* [Source records]:
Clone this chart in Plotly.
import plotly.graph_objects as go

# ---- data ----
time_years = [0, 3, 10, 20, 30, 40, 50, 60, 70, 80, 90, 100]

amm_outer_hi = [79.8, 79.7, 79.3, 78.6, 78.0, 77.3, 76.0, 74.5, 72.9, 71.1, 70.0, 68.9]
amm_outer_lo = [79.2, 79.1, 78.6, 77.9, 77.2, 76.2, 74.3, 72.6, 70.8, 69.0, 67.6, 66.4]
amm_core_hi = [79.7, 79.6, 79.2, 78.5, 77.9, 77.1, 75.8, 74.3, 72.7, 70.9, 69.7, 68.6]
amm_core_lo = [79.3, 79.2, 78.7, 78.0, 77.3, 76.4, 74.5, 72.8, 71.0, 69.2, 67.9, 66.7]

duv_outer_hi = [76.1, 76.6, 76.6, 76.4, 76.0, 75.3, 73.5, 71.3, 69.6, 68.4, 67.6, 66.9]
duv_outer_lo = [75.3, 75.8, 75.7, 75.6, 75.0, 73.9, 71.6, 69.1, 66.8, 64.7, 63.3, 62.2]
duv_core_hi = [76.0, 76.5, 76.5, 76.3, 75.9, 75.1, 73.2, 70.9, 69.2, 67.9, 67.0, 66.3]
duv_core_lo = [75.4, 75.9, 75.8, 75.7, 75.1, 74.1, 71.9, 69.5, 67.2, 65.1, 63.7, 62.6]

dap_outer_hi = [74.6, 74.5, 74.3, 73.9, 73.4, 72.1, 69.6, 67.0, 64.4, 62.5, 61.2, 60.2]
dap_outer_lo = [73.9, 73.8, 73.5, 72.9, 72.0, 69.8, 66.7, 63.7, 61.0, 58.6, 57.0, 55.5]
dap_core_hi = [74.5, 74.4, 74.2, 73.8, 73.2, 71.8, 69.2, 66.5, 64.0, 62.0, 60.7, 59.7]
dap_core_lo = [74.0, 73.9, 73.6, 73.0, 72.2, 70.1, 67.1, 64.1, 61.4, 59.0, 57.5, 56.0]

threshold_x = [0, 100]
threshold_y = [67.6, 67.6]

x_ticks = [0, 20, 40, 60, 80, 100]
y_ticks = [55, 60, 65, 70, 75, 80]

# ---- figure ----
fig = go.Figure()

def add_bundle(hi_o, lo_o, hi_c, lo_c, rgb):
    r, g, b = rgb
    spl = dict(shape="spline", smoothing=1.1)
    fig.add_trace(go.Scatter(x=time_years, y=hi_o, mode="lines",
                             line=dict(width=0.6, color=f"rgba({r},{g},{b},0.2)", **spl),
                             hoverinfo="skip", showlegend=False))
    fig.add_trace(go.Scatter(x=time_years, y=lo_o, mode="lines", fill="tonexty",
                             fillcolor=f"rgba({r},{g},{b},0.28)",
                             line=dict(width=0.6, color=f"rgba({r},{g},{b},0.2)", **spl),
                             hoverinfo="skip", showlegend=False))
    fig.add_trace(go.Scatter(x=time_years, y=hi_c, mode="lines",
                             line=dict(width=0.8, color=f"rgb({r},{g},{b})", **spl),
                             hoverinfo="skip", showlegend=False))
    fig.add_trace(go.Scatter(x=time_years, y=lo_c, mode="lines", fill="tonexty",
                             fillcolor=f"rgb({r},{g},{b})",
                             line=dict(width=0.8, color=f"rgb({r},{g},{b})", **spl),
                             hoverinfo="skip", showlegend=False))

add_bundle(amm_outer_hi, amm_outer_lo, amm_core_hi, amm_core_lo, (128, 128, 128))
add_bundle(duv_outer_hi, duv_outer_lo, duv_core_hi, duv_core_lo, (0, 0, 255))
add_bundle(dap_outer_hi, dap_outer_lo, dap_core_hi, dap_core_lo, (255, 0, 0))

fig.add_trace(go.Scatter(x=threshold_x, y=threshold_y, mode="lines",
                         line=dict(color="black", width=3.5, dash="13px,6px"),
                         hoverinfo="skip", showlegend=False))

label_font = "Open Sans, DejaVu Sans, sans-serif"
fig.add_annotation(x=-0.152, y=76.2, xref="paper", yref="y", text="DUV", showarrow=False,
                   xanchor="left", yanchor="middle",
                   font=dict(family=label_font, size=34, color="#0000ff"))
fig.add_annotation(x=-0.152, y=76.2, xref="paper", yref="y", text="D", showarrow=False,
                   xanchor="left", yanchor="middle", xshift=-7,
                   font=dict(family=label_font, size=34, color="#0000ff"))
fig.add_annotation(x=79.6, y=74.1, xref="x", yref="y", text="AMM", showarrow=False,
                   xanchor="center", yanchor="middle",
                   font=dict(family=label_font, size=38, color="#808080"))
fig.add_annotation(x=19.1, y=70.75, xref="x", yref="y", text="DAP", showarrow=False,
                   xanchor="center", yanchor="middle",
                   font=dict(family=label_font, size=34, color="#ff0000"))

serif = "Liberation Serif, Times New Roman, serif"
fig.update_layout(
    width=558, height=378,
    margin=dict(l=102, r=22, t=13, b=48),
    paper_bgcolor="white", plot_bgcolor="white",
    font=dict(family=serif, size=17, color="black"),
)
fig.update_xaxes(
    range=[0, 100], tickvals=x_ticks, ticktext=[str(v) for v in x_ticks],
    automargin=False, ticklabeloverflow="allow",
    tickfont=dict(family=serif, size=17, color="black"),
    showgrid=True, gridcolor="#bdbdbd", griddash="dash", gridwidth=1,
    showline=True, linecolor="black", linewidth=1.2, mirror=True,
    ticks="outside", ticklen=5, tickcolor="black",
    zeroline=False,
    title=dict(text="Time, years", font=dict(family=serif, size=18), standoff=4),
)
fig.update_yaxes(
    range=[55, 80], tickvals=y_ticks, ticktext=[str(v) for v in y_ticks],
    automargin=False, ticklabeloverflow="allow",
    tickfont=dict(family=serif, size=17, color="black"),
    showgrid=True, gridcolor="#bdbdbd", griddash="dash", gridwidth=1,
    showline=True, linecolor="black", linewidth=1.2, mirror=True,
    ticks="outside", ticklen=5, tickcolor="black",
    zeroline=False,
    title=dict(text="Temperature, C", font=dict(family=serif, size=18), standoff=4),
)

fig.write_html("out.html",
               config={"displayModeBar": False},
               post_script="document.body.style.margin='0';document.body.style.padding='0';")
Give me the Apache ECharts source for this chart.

--

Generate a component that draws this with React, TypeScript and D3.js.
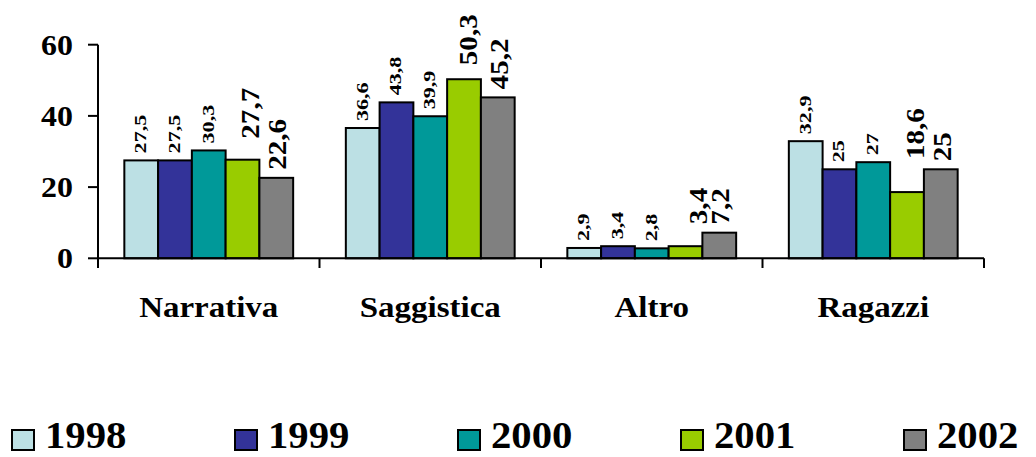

==

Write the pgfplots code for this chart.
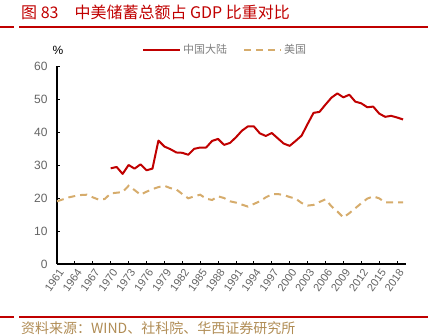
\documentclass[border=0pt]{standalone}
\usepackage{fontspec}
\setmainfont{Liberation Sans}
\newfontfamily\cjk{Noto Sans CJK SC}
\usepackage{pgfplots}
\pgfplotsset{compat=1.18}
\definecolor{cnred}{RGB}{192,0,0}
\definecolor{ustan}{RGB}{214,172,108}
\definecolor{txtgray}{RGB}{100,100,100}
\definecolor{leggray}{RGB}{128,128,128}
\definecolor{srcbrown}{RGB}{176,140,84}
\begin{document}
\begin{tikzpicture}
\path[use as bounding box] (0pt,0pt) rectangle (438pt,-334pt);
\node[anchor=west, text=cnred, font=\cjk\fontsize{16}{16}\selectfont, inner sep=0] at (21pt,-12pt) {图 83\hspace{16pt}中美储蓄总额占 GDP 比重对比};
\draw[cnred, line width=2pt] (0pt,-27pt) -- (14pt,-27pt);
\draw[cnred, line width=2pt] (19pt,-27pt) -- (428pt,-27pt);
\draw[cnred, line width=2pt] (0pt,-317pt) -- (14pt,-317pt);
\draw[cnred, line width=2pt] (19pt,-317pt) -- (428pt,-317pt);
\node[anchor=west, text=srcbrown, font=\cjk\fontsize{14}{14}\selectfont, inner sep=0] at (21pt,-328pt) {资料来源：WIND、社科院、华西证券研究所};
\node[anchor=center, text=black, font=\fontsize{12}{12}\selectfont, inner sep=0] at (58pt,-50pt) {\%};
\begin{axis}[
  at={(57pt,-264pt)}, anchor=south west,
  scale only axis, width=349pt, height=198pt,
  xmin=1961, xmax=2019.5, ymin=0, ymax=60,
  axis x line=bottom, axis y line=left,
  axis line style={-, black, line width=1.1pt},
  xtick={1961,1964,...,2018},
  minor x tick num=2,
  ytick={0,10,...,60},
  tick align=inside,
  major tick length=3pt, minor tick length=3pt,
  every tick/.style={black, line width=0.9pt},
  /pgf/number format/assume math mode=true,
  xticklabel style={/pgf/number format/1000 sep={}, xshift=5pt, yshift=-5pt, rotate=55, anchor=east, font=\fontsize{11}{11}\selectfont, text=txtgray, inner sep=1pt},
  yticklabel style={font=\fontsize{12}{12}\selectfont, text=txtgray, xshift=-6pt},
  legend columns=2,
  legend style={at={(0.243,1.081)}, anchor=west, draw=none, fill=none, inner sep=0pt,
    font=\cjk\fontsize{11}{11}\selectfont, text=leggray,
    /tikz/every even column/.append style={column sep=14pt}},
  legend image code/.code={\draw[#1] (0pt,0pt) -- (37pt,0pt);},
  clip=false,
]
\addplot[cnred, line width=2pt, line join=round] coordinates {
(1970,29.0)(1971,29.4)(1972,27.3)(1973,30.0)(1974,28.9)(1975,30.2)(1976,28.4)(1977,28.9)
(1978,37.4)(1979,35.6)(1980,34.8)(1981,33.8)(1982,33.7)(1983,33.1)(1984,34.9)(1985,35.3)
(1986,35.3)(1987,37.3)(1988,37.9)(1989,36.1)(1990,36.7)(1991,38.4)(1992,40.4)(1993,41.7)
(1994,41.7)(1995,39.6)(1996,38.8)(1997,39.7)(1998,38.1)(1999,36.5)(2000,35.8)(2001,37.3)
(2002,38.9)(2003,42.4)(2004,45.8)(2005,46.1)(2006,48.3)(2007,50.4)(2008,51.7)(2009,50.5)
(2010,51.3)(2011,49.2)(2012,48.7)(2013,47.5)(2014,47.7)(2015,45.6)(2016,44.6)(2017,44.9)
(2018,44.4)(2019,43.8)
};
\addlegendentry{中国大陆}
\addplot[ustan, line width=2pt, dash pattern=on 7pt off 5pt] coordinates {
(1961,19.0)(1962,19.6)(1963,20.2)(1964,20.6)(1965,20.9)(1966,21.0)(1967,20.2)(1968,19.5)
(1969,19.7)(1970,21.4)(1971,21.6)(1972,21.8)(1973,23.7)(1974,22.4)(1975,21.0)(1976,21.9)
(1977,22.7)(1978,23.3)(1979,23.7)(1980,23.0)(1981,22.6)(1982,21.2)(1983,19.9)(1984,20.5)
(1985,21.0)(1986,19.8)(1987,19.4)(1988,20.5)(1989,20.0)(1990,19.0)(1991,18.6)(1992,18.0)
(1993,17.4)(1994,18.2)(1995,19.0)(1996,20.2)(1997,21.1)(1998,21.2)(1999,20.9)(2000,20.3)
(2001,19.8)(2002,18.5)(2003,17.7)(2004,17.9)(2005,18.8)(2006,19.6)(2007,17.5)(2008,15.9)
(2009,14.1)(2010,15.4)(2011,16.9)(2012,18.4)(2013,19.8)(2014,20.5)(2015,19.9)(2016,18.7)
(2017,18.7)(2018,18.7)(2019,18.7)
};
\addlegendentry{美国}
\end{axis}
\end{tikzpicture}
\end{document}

* [Problem statement]: Using the listing above, pull out all lines that hold the word "chart".

* [Exercise answer]:
Clone this chart in Plotly.
Give me the Apache ECharts source for this chart.
Write the pgfplots code for this chart.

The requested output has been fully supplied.